His assistant, Sara, greeted me as I arrived. She was quite young, but wasn’t at all put off by the sight of wounds, broken bones, or other ailments among those who sought Mr. Brimley’s care. She would make a good surgeon, he had declared, with a natural curiosity about the human body.

Mr. Brimley was in the back of his shop, hislaboratoryas he called it, with that shelf the length of one wall for his microscopes, pill-press machine, and camera that he had previously acquired.

“Ah, Lady Forsythe,” he greeted me, looking up from a steel tray before him on the counter opposite, wearing magnifying goggles and looking much like an enormous bug seated on the stool before the counter.

“I was hoping to speak with you or Mr. Brodie today.”

“You have something regarding the thread you discovered?” I had been hopeful although fully prepared that the thread might have been too small to reveal anything that might be useful.

“Indeed.”

He removed his goggles, very similar to the ones my aunt wore when she was driving about London, terrorizing people on the streets in her automobile.

These goggles were quite different as Mr. Brimley had explained. The lenses were actually magnification glass, to provide him a means of studying something other than through the much smaller lens of a microscope. It worked quite well when studying body parts, he had informed Brodie and me.

“Something important?”

“That would be for you to determine,” he replied. “I have it here for you to take a look.” He pulled out a stool before the countertop, checked the viewer of the microscope, then stood back.

I sat atop the stool, removed my hat, then peered through the microscope onto the glass slide below. With the magnification of the lens, it looked as if I was staring at a large log, which in fact was the fiber Mr. Brimley had retrieved.

“You might want to focus it,” he suggested pointing out the knob at the side of the microscope.

I adjusted it for a clearer look at the fiber.

“It’s dark blue,” I commented.

He nodded. “What else do you see?”

“It’s quite smooth.” I looked up from the microscope.

“You have a keen eye, Miss Forsythe. What might those two things tell you?”

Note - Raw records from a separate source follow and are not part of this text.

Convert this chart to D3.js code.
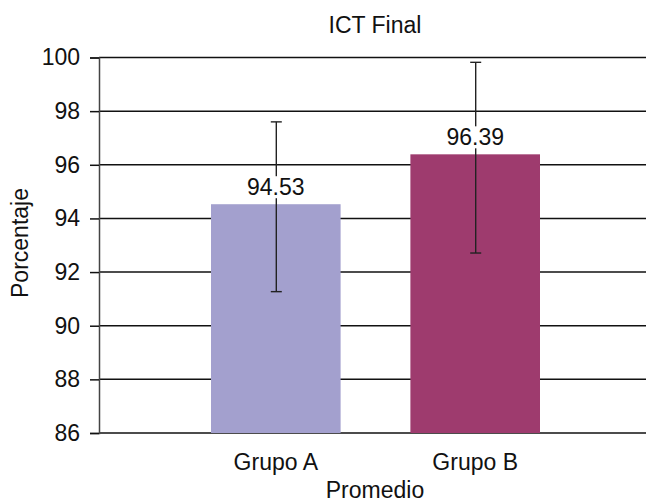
<!DOCTYPE html>
<html><head><meta charset="utf-8">
<script src="https://cdn.jsdelivr.net/npm/d3@7"></script>
<style>body{margin:0;background:#fff}svg{display:block}text{font-family:"Liberation Sans",Arial,sans-serif;fill:#111}</style>
</head><body>
<svg id="c" width="646" height="503"></svg>
<script>
const categories = ["Grupo A", "Grupo B"];
const means = [94.53, 96.39];
const errLow = [91.27, 92.71];
const errHigh = [97.6, 99.82];
const yTicks = [86, 88, 90, 92, 94, 96, 98, 100];
const colors = ["#a3a0ce", "#9e3b6e"];

const svg = d3.select("#c");
const fs = 23;
const y = d3.scaleLinear().domain([86, 100]).range([433, 57.5]);
const x = d3.scaleBand().domain(categories).range([211, 540]).paddingInner(0.35).paddingOuter(0);
const left = 99, right = 646;

// gridlines
svg.append("g").selectAll("line").data(yTicks).join("line")
  .attr("x1", left).attr("x2", right)
  .attr("y1", d => y(d)).attr("y2", d => y(d))
  .attr("stroke", "#111").attr("stroke-width", 1.5);

// y axis
const yAxis = d3.axisLeft(y).tickValues(yTicks).tickSize(9).tickPadding(10).tickFormat(d3.format("d"));
const ga = svg.append("g").attr("transform", `translate(${left},0)`).call(yAxis);
ga.select(".domain").attr("stroke", "#444").attr("stroke-width", 1.5);
ga.selectAll(".tick line").attr("stroke", "#111").attr("stroke-width", 1.5);
ga.selectAll(".tick text").attr("font-size", fs).attr("font-family", "Liberation Sans, Arial, sans-serif").attr("fill", "#111");

// bars
svg.append("g").selectAll("rect").data(categories).join("rect")
  .attr("x", d => x(d)).attr("width", x.bandwidth())
  .attr("y", (d, i) => y(means[i])).attr("height", (d, i) => y(86) - y(means[i]))
  .attr("fill", (d, i) => colors[i]);

// error bars
const eb = svg.append("g").attr("stroke", "#222").attr("stroke-width", 1.4);
categories.forEach((c, i) => {
  const cx = x(c) + x.bandwidth() / 2 + 0.5;
  eb.append("line").attr("x1", cx).attr("x2", cx).attr("y1", y(errHigh[i])).attr("y2", y(errLow[i]));
  eb.append("line").attr("x1", cx - 5.5).attr("x2", cx + 5.5).attr("y1", y(errHigh[i])).attr("y2", y(errHigh[i]));
  eb.append("line").attr("x1", cx - 5.5).attr("x2", cx + 5.5).attr("y1", y(errLow[i])).attr("y2", y(errLow[i]));
});

// value labels with white background
categories.forEach((c, i) => {
  const cx = x(c) + x.bandwidth() / 2;
  const g = svg.append("g");
  const t = g.append("text").attr("x", cx).attr("y", y(means[i]) - 9)
    .attr("text-anchor", "middle").attr("font-size", fs).text(d3.format(".2f")(means[i]));
  const bb = t.node().getBBox();
  g.insert("rect", "text").attr("x", bb.x - 1).attr("y", bb.y + 2).attr("width", bb.width + 2).attr("height", bb.height - 4).attr("fill", "#fff");
});

// x labels
svg.append("g").selectAll("text").data(categories).join("text")
  .attr("x", d => x(d) + x.bandwidth() / 2).attr("y", 470)
  .attr("text-anchor", "middle").attr("font-size", fs).text(d => d);

// titles
svg.append("text").attr("x", 375).attr("y", 33).attr("text-anchor", "middle").attr("font-size", fs).text("ICT Final");
svg.append("text").attr("x", 375).attr("y", 498).attr("text-anchor", "middle").attr("font-size", fs).text("Promedio");
svg.append("text").attr("transform", "translate(28,243) rotate(-90)").attr("text-anchor", "middle").attr("font-size", fs).text("Porcentaje");
</script>
</body></html>
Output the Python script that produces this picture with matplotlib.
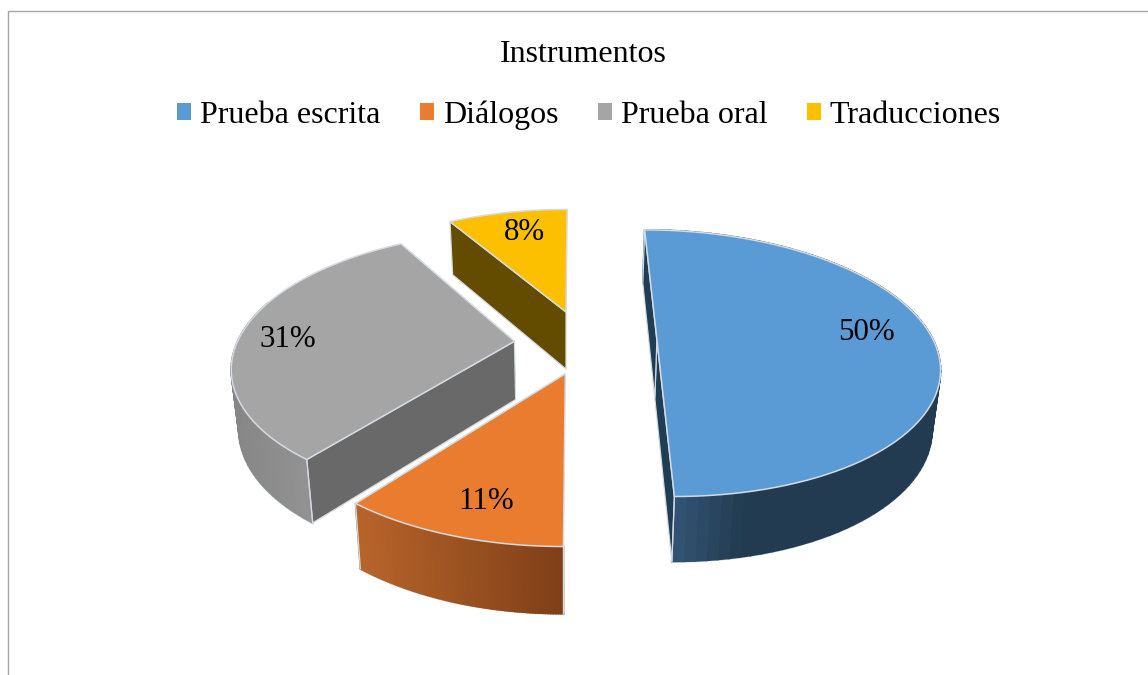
import numpy as np
import matplotlib
matplotlib.use('Agg')
import matplotlib.pyplot as plt
from matplotlib.patches import Patch
from matplotlib.lines import Line2D

plt.rcParams['font.family'] = ['Liberation Serif', 'DejaVu Serif']

TITLE = 'Instrumentos'
categories = ['Prueba escrita', 'Diálogos', 'Prueba oral', 'Traducciones']
values = [50.0, 10.6, 31.0, 8.4]

top_colors = ['#5b9bd5', '#ea7c30', '#a5a5a5', '#fdc000']
cut_colors = ['#203d56', '#84431a', '#696969', '#634c00']
wall_left = ['#3c6288', '#b8652a', '#868686', '#634c00']
wall_right = ['#223b50', '#7f3f18', '#a2a2a2', '#634c00']
wall_fade = [0.35, 1.0, 1.0, 1.0]
EDGE = '#d4dbe2'

# exploded position of each slice in the pie plane (radius = 1)
shift_u = [0.30, -0.03, -0.215, -0.03]
shift_v = [0.0, 0.25, 0.01, -0.225]
label_r = [0.76, 0.77, 0.83, 0.80]
label_du = [0.01, 0.02, 0.007, 0.03]
label_dv = [-0.06, 0.05, 0.04, 0.02]
# which cut faces can be seen: 0 = start of the arc, -1 = end of the arc
visible_cuts = [(-1, 0), (), (0,), (0,)]
draw_order = [3, 2, 0, 1]

# perspective camera, in pixels of the output image
HORIZON_Y = -403
VANISH_X = 574
PLANE_W = 743
PERSP = 0.174
SCALE_U = 0.372


def project(u, v):
    w = PLANE_W / (1 - PERSP * np.asarray(v))
    return VANISH_X + w * SCALE_U * np.asarray(u), HORIZON_Y + w


def drop(x, y):
    """Move a point of the top face down to the bottom face."""
    x, y = np.asarray(x), np.asarray(y)
    return x - (x - 565) * 0.023, y + 43.6 + 0.043 * y


def face(ax, x, y, color, edge=EDGE, lw=1.0, z=2):
    ax.fill(x, y, facecolor=color, edgecolor=edge, linewidth=lw, joinstyle='round', zorder=z)


def mix(c1, c2, t):
    a = np.array(matplotlib.colors.to_rgb(c1))
    b = np.array(matplotlib.colors.to_rgb(c2))
    return tuple(a + (b - a) * t)


fig = plt.figure(figsize=(11.48, 6.75), dpi=100)
ax = fig.add_axes([0, 0, 1, 1])
ax.set_xlim(0, 1148)
ax.set_ylim(675, 0)
ax.axis('off')

# chart frame
ax.add_line(Line2D([8, 8, 1148], [675, 10.5, 10.5], color='#a6a6a6', lw=1.0))

edges = np.concatenate([[0], np.cumsum(values)]) / np.sum(values) * 2 * np.pi

for i in draw_order:
    th = np.linspace(edges[i], edges[i + 1], 90)
    ax0, av0 = shift_u[i], shift_v[i]
    arc_x, arc_y = project(ax0 + np.sin(th), av0 - np.cos(th))
    apex_x, apex_y = project(ax0, av0)
    low_x, low_y = drop(arc_x, arc_y)
    low_ax, low_ay = drop(apex_x, apex_y)

    # outer wall, as thin strips for the gradient
    x_lo, x_hi = arc_x.min(), arc_x.max()
    front = np.cos(th) < 0.3
    ax.plot(low_x[front], low_y[front], color=EDGE, lw=2.0, zorder=2)
    for k in range(len(th) - 1):
        if not front[k] and i != 0:
            continue
        t = min((arc_x[k] - x_lo) / (x_hi - x_lo) / wall_fade[i], 1.0)
        col = mix(wall_left[i], wall_right[i], t)
        ax.fill([arc_x[k], arc_x[k + 1], low_x[k + 1], low_x[k]],
                [arc_y[k], arc_y[k + 1], low_y[k + 1], low_y[k]],
                facecolor=col, edgecolor=col, linewidth=1.2, zorder=2)

    # flat cut faces from the centre to the ends of the arc
    for j in visible_cuts[i]:
        face(ax, [apex_x, arc_x[j], low_x[j], low_ax], [apex_y, arc_y[j], low_y[j], low_ay],
             cut_colors[i], lw=0.9)

    # vertical edges at the front ends of the wall
    for j in (0, -1):
        if front[j]:
            ax.plot([arc_x[j], low_x[j]], [arc_y[j], low_y[j]], color=EDGE, lw=0.9, zorder=2)

    # top face
    face(ax, np.r_[apex_x, arc_x], np.r_[apex_y, arc_y], top_colors[i], lw=1.1, z=3)

    mid = (edges[i] + edges[i + 1]) / 2
    lx, ly = project(ax0 + label_r[i] * np.sin(mid) + label_du[i],
                     av0 - label_r[i] * np.cos(mid) + label_dv[i])
    ax.text(lx, ly, f'{round(values[i])}%', fontsize=22.3, ha='center', va='center',
            color='black', zorder=5)

ax.text(583, 54, TITLE, fontsize=23, ha='center', va='center', color='black')

handles = [Patch(facecolor=c, edgecolor='none') for c in top_colors]
ax.legend(handles, categories, loc='center', bbox_to_anchor=(589 / 1148, 1 - 115 / 675), ncol=4,
          frameon=False, fontsize=23, handlelength=0.44, handleheight=0.44, handletextpad=0.28,
          columnspacing=1.23, labelcolor='black')

fig.savefig('out.png', dpi=100)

“The garment was dark blue, possibly wool, perhaps high quality by the smoothness of the fiber, possibly from a cut or tear in the fabric. From our examination of the body at the mortuary, Charlotte Mallory was wearing a burgundy-colored gown with jacket over, not dark blue.”

“My guess would be that it is a very fine worsted wool, and with the color, the sort found in a gentleman’s very fine coat,” he concluded.

Fine gentleman’s clothing.

“Mind you, she could have come by it before her encounter with the murderer.”

It might mean something, or nothing. I thought of her fiancé, Daniel Eddington, or possibly another student she had called on before going to the print shop, or any other possibility where she might have come in contact. Except for that one glaring detail.

“Under one of her fingernails, Mr. Brimley?”

“There is that, and quite firmly lodged there was well. Almost as if…”

I finished the thought. “As if she had reached out when she was struck down, in an attempt to defend herself, or clutching at her attacker’s coat after he struck.

“And one more small detail,” he replied. “Take another look. Most particularly at one end.”

As I did, he reached out and turned the knob at the side of the microscope. It gradually emerged, something I had not noticed. A small sliver of something embedded in the end of the fiber.

“The remnants of silk thread,” Mr. Brimley said then. “Whoever the man was who wore that coat, is most definitely a gentleman of some means.”

I made my notes before leaving his shop. I had no idea yet what any of it might mean, if anything, about Charlotte Mallory’s murder. It was possible that the fiber and thread were from a coat she had thought of wearing then decided against it. Or possibly from that of her fiancé, Daniel Eddington. I needed to know more.